**Dataset excerpt**
▬▬▬▬▬▬
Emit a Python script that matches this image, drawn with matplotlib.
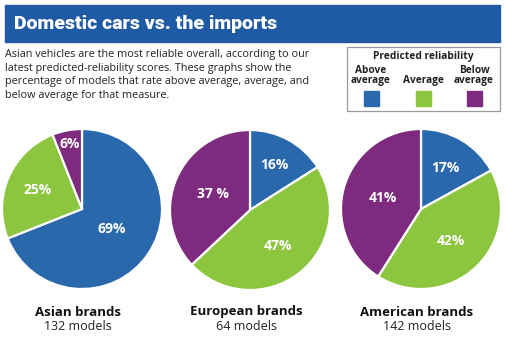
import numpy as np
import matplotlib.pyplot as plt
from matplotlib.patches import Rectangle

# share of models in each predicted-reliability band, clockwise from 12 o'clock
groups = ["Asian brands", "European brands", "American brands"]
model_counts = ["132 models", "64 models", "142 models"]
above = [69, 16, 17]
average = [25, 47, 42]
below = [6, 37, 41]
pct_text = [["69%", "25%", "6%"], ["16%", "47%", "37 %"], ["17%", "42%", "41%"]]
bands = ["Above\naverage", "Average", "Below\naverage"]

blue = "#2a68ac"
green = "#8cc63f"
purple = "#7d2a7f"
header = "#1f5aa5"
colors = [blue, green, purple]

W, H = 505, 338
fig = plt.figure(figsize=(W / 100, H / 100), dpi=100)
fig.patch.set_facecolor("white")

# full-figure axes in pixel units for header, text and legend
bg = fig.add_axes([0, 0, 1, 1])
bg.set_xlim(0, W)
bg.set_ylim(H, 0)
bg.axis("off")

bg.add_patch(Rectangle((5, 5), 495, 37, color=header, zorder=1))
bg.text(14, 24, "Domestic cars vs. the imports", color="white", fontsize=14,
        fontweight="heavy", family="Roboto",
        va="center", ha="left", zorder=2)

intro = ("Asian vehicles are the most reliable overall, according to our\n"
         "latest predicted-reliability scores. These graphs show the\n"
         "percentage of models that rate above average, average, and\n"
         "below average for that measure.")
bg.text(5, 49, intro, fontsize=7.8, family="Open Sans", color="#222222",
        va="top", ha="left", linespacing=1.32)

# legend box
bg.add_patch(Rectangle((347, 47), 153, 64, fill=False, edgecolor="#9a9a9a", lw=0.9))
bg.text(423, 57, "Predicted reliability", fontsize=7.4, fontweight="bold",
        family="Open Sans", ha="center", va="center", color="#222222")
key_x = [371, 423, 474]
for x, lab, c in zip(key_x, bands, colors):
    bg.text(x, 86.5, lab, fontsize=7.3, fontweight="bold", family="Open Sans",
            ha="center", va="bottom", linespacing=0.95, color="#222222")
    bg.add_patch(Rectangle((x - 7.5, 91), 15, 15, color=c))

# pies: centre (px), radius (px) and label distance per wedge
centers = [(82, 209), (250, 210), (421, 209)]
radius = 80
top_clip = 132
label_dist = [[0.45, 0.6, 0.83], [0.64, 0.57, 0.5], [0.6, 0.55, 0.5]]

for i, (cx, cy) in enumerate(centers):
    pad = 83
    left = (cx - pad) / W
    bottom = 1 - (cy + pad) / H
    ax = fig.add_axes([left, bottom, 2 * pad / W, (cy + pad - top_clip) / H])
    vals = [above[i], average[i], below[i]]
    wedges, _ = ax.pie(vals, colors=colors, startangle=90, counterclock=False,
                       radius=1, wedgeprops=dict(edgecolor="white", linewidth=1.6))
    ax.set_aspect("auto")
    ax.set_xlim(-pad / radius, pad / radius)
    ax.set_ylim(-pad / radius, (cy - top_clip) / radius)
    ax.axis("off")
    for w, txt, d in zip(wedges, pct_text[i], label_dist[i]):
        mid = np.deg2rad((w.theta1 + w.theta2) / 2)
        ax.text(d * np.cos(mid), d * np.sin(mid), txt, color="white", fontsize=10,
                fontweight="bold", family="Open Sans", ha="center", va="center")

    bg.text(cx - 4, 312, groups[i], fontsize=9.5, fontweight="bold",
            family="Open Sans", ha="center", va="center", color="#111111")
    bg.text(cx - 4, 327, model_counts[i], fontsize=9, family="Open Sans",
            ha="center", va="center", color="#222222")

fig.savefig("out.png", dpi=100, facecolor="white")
▬▬▬▬▬▬
**Instructions for the task**
Pull out every line in the material above where "that" occurs.

**Final result**
Emit a Python script that matches this image, drawn with matplotlib.
         "percentage of models that rate above average, average, and\n"
         "below average for that measure.")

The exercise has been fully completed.